== Data extract ==
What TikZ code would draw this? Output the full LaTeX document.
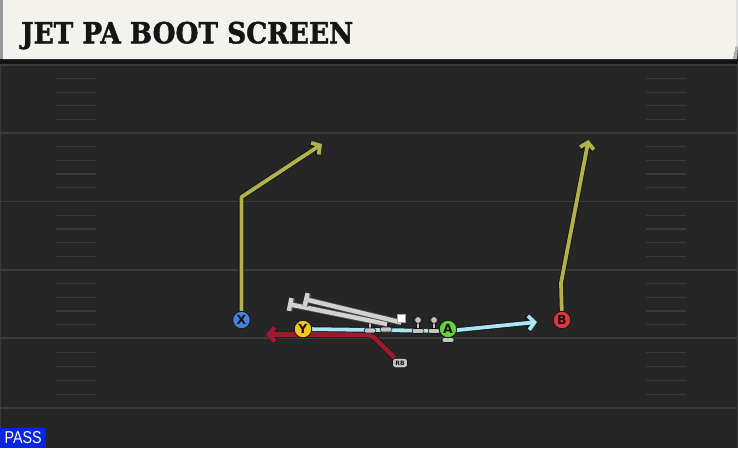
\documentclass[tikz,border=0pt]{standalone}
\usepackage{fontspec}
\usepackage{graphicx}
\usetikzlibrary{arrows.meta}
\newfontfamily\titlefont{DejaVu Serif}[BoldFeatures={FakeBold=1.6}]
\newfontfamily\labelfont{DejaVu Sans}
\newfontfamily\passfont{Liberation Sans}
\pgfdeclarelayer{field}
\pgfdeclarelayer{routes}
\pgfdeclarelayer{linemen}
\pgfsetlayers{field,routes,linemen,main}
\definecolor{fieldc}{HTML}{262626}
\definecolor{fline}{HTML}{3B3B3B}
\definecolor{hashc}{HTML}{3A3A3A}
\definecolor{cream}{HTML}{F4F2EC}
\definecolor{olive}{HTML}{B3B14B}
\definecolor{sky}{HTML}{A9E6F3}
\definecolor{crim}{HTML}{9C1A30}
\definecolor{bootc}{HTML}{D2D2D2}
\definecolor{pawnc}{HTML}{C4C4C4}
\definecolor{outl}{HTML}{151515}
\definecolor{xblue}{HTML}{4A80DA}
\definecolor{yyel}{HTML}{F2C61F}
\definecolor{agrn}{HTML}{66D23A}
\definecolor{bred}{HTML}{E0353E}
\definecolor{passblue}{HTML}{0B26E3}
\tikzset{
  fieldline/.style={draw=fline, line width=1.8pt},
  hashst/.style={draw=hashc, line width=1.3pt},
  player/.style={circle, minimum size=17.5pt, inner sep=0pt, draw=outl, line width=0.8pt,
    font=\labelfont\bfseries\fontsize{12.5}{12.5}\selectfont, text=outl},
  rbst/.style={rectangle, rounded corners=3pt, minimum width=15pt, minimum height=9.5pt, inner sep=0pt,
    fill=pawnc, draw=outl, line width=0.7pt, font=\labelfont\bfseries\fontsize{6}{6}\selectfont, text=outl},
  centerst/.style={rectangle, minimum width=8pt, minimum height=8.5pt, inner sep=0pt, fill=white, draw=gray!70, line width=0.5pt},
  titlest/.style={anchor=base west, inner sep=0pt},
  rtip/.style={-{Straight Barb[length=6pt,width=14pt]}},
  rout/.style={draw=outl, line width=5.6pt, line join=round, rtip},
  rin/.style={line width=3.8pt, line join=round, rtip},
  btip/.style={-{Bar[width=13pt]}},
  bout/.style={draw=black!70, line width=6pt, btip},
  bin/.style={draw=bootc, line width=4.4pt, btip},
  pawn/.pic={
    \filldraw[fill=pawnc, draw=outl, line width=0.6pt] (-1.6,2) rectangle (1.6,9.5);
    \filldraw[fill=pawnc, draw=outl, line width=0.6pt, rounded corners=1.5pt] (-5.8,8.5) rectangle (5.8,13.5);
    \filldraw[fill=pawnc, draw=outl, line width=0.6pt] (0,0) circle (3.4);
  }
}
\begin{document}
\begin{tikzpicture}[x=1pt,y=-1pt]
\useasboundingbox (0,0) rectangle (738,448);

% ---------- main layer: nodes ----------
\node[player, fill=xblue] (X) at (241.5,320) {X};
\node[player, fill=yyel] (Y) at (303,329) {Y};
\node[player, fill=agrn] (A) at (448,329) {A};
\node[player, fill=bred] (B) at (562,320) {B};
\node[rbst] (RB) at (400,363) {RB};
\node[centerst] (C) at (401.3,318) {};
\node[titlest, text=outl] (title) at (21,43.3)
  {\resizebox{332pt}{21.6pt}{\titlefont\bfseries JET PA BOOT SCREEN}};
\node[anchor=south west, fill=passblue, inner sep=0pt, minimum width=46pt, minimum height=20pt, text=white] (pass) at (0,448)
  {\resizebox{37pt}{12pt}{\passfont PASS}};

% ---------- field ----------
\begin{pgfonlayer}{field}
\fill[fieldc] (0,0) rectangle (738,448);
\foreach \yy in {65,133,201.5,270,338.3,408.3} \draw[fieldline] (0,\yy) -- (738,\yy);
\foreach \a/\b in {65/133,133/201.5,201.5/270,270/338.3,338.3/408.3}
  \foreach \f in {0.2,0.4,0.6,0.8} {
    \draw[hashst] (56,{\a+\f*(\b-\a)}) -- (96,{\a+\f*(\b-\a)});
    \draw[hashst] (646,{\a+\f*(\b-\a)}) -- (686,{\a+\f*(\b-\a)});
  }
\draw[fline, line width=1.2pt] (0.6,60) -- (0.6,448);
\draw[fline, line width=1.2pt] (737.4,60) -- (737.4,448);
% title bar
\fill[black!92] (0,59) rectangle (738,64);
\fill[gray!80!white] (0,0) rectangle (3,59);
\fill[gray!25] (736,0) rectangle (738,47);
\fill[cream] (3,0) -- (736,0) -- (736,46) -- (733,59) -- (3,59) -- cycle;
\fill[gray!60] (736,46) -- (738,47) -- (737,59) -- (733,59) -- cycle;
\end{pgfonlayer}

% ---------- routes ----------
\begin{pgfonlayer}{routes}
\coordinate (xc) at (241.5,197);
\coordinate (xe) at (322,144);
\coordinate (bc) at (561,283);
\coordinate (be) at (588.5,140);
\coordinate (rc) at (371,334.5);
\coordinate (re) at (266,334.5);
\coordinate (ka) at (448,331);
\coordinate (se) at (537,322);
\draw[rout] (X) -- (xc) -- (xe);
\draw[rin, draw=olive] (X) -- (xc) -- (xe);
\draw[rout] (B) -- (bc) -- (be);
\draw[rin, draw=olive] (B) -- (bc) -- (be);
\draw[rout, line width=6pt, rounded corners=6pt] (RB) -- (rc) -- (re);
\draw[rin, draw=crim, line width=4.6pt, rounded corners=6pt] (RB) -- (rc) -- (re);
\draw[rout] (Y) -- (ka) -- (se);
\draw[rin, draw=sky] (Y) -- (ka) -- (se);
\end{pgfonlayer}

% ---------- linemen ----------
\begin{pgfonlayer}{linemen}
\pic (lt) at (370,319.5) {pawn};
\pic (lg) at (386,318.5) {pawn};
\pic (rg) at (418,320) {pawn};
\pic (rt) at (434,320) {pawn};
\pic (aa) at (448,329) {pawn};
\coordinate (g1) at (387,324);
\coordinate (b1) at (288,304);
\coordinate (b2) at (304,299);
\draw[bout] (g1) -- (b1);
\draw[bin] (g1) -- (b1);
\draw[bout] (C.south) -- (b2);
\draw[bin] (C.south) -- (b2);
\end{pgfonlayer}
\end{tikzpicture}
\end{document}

== What is required ==
Skip the pictures, then retype every line above exactly.

== Task solution ==
What TikZ code would draw this? Output the full LaTeX document.
\documentclass[tikz,border=0pt]{standalone}
\usepackage{fontspec}
\usepackage{graphicx}
\usetikzlibrary{arrows.meta}
\newfontfamily\titlefont{DejaVu Serif}[BoldFeatures={FakeBold=1.6}]
\newfontfamily\labelfont{DejaVu Sans}
\newfontfamily\passfont{Liberation Sans}
\pgfdeclarelayer{field}
\pgfdeclarelayer{routes}
\pgfdeclarelayer{linemen}
\pgfsetlayers{field,routes,linemen,main}
\definecolor{fieldc}{HTML}{262626}
\definecolor{fline}{HTML}{3B3B3B}
\definecolor{hashc}{HTML}{3A3A3A}
\definecolor{cream}{HTML}{F4F2EC}
\definecolor{olive}{HTML}{B3B14B}
\definecolor{sky}{HTML}{A9E6F3}
\definecolor{crim}{HTML}{9C1A30}
\definecolor{bootc}{HTML}{D2D2D2}
\definecolor{pawnc}{HTML}{C4C4C4}
\definecolor{outl}{HTML}{151515}
\definecolor{xblue}{HTML}{4A80DA}
\definecolor{yyel}{HTML}{F2C61F}
\definecolor{agrn}{HTML}{66D23A}
\definecolor{bred}{HTML}{E0353E}
\definecolor{passblue}{HTML}{0B26E3}
\tikzset{
  fieldline/.style={draw=fline, line width=1.8pt},
  hashst/.style={draw=hashc, line width=1.3pt},
  player/.style={circle, minimum size=17.5pt, inner sep=0pt, draw=outl, line width=0.8pt,
    font=\labelfont\bfseries\fontsize{12.5}{12.5}\selectfont, text=outl},
  rbst/.style={rectangle, rounded corners=3pt, minimum width=15pt, minimum height=9.5pt, inner sep=0pt,
    fill=pawnc, draw=outl, line width=0.7pt, font=\labelfont\bfseries\fontsize{6}{6}\selectfont, text=outl},
  centerst/.style={rectangle, minimum width=8pt, minimum height=8.5pt, inner sep=0pt, fill=white, draw=gray!70, line width=0.5pt},
  titlest/.style={anchor=base west, inner sep=0pt},
  rtip/.style={-{Straight Barb[length=6pt,width=14pt]}},
  rout/.style={draw=outl, line width=5.6pt, line join=round, rtip},
  rin/.style={line width=3.8pt, line join=round, rtip},
  btip/.style={-{Bar[width=13pt]}},
  bout/.style={draw=black!70, line width=6pt, btip},
  bin/.style={draw=bootc, line width=4.4pt, btip},
  pawn/.pic={
    \filldraw[fill=pawnc, draw=outl, line width=0.6pt] (-1.6,2) rectangle (1.6,9.5);
    \filldraw[fill=pawnc, draw=outl, line width=0.6pt, rounded corners=1.5pt] (-5.8,8.5) rectangle (5.8,13.5);
    \filldraw[fill=pawnc, draw=outl, line width=0.6pt] (0,0) circle (3.4);
  }
}
\begin{document}
\begin{tikzpicture}[x=1pt,y=-1pt]
\useasboundingbox (0,0) rectangle (738,448);

% ---------- main layer: nodes ----------
\node[player, fill=xblue] (X) at (241.5,320) {X};
\node[player, fill=yyel] (Y) at (303,329) {Y};
\node[player, fill=agrn] (A) at (448,329) {A};
\node[player, fill=bred] (B) at (562,320) {B};
\node[rbst] (RB) at (400,363) {RB};
\node[centerst] (C) at (401.3,318) {};
\node[titlest, text=outl] (title) at (21,43.3)
  {\resizebox{332pt}{21.6pt}{\titlefont\bfseries JET PA BOOT SCREEN}};
\node[anchor=south west, fill=passblue, inner sep=0pt, minimum width=46pt, minimum height=20pt, text=white] (pass) at (0,448)
  {\resizebox{37pt}{12pt}{\passfont PASS}};

% ---------- field ----------
\begin{pgfonlayer}{field}
\fill[fieldc] (0,0) rectangle (738,448);
\foreach \yy in {65,133,201.5,270,338.3,408.3} \draw[fieldline] (0,\yy) -- (738,\yy);
\foreach \a/\b in {65/133,133/201.5,201.5/270,270/338.3,338.3/408.3}
  \foreach \f in {0.2,0.4,0.6,0.8} {
    \draw[hashst] (56,{\a+\f*(\b-\a)}) -- (96,{\a+\f*(\b-\a)});
    \draw[hashst] (646,{\a+\f*(\b-\a)}) -- (686,{\a+\f*(\b-\a)});
  }
\draw[fline, line width=1.2pt] (0.6,60) -- (0.6,448);
\draw[fline, line width=1.2pt] (737.4,60) -- (737.4,448);
% title bar
\fill[black!92] (0,59) rectangle (738,64);
\fill[gray!80!white] (0,0) rectangle (3,59);
\fill[gray!25] (736,0) rectangle (738,47);
\fill[cream] (3,0) -- (736,0) -- (736,46) -- (733,59) -- (3,59) -- cycle;
\fill[gray!60] (736,46) -- (738,47) -- (737,59) -- (733,59) -- cycle;
\end{pgfonlayer}

% ---------- routes ----------
\begin{pgfonlayer}{routes}
\coordinate (xc) at (241.5,197);
\coordinate (xe) at (322,144);
\coordinate (bc) at (561,283);
\coordinate (be) at (588.5,140);
\coordinate (rc) at (371,334.5);
\coordinate (re) at (266,334.5);
\coordinate (ka) at (448,331);
\coordinate (se) at (537,322);
\draw[rout] (X) -- (xc) -- (xe);
\draw[rin, draw=olive] (X) -- (xc) -- (xe);
\draw[rout] (B) -- (bc) -- (be);
\draw[rin, draw=olive] (B) -- (bc) -- (be);
\draw[rout, line width=6pt, rounded corners=6pt] (RB) -- (rc) -- (re);
\draw[rin, draw=crim, line width=4.6pt, rounded corners=6pt] (RB) -- (rc) -- (re);
\draw[rout] (Y) -- (ka) -- (se);
\draw[rin, draw=sky] (Y) -- (ka) -- (se);
\end{pgfonlayer}

% ---------- linemen ----------
\begin{pgfonlayer}{linemen}
\pic (lt) at (370,319.5) {pawn};
\pic (lg) at (386,318.5) {pawn};
\pic (rg) at (418,320) {pawn};
\pic (rt) at (434,320) {pawn};
\pic (aa) at (448,329) {pawn};
\coordinate (g1) at (387,324);
\coordinate (b1) at (288,304);
\coordinate (b2) at (304,299);
\draw[bout] (g1) -- (b1);
\draw[bin] (g1) -- (b1);
\draw[bout] (C.south) -- (b2);
\draw[bin] (C.south) -- (b2);
\end{pgfonlayer}
\end{tikzpicture}
\end{document}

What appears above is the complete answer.